While 1 or 2 minutes seem like little time, this is just one part of a bigger script, where the analyst who will run the whole thing might have to run it 20 times in one day.

Any ideas will be appreciated!


Solution

  • Modification points:

    • When I saw your showing script for retrieving table, it seems that 3 requests are done to Sheets API as follows. I'm worried that this might bring an increase in the cost. I think that in this case, the number of requests can be reduced.

      1. table_location = ws.find(hoja_key)
      2. columns_in_sheet = ws.row_values(table_start_row)
      3. table = ws.get(table_range,value_render_option = 'UNFORMATTED_VALUE', date_time_render_option = 'FORMATTED_STRING')
    • Although I'm not sure whether this is related to the increase in the cost, as one more modification, I declared both the start of row and column and the end of row and column.

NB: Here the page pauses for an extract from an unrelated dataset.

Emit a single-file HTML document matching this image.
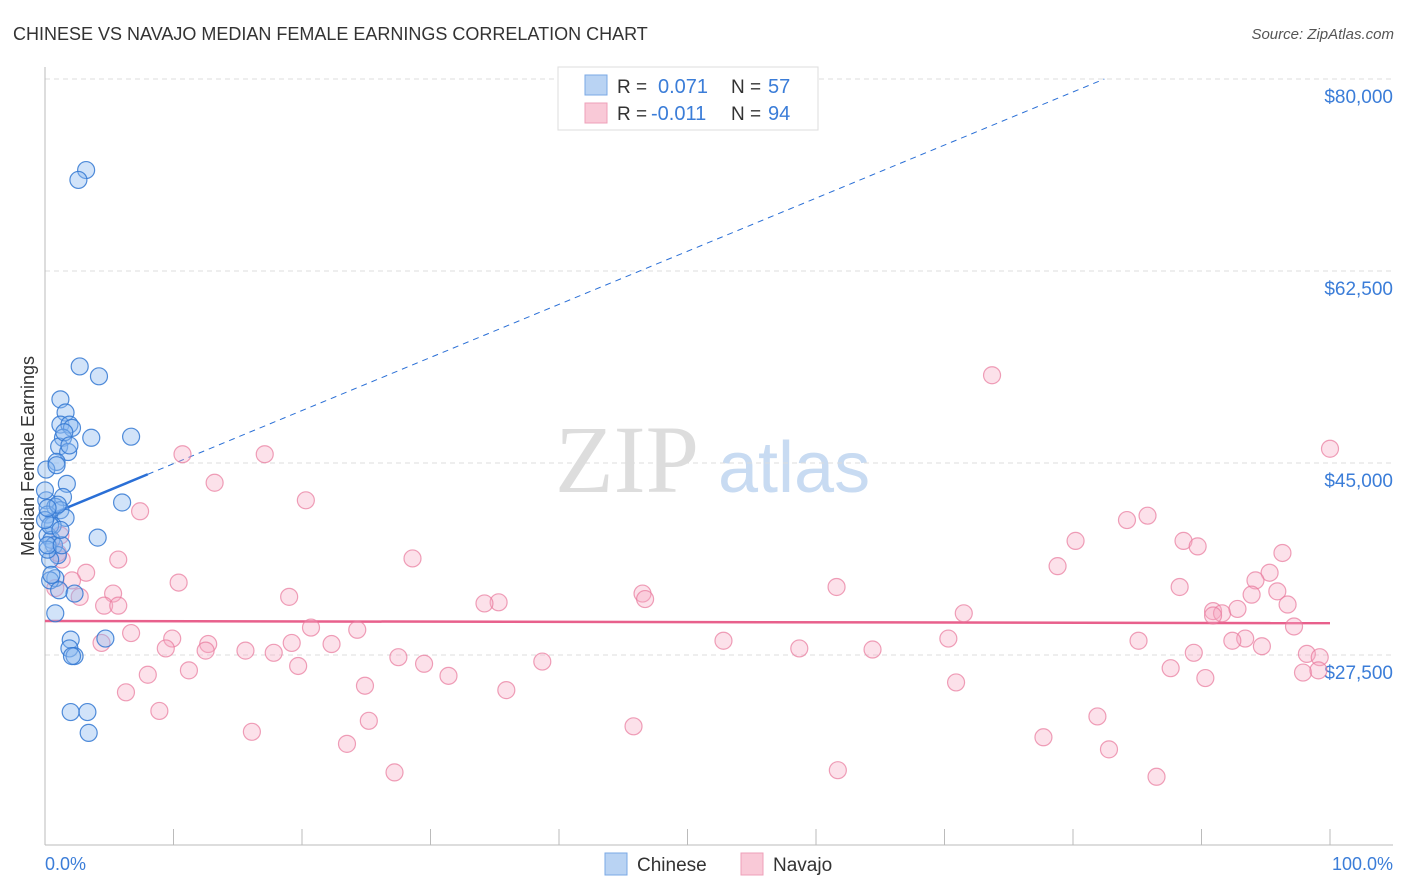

    When these points are reflected in your script, how about the following modification?

    From:

    #LINE 1: One of three lines that takes over 10 seconds to run (depending on url and table).
    table_location = ws.find(hoja_key)
    
    table_start_row = table_location.row + 1
    table_start_col = table_location.col
    
    #LINE 2: Another line that takes 10 seconds. This is needed to understand where the table ends.
    columns_in_sheet = ws.row_values(table_start_row)
    
    #This step is needed because there are tables next to each other, but always separated by one empty column, so this way we can know where one starts and another ends.
    columns_in_sheet = columns_in_sheet[table_start_col-1:]
    try:
      table_end_col = columns_in_sheet.index('') + table_start_col - 1
    except ValueError:
      table_end_col = len(columns_in_sheet) + table_start_col - 1
    
    table_range = f'{get_column_letter(table_start_col)}{table_start_row}:{get_column_letter(table_end_col)}'
    
    #LINE 3: This takes the longest I think.
    table = ws.get(table_range,value_render_option = 'UNFORMATTED_VALUE', date_time_render_option = 'FORMATTED_STRING')
    

    To:

    values = ws.get_all_values()
    searched = [{"row": i, "col": r.index(hoja_key)} for i, r in enumerate(values) if hoja_key in r]
    if searched != []:
        table_start_row = searched[0]["row"] + 2
        table_end_row = len(values)
        table_start_col = searched[0]["col"] + 1
        table_end_col = max([len(r) for r in values])
        table_range = f'{get_column_letter(table_start_col)}{table_start_row}:{get_column_letter(table_end_col)}{table_end_row}'
        table = ws.get(table_range, value_render_option='UNFORMATTED_VALUE', date_time_render_option='FORMATTED_STRING')
    
    • When this script is run, Sheets API is requested 2 times, and only the data range is retrieved by table_range. I guessed that this might be able to reduce the cost of the script a little.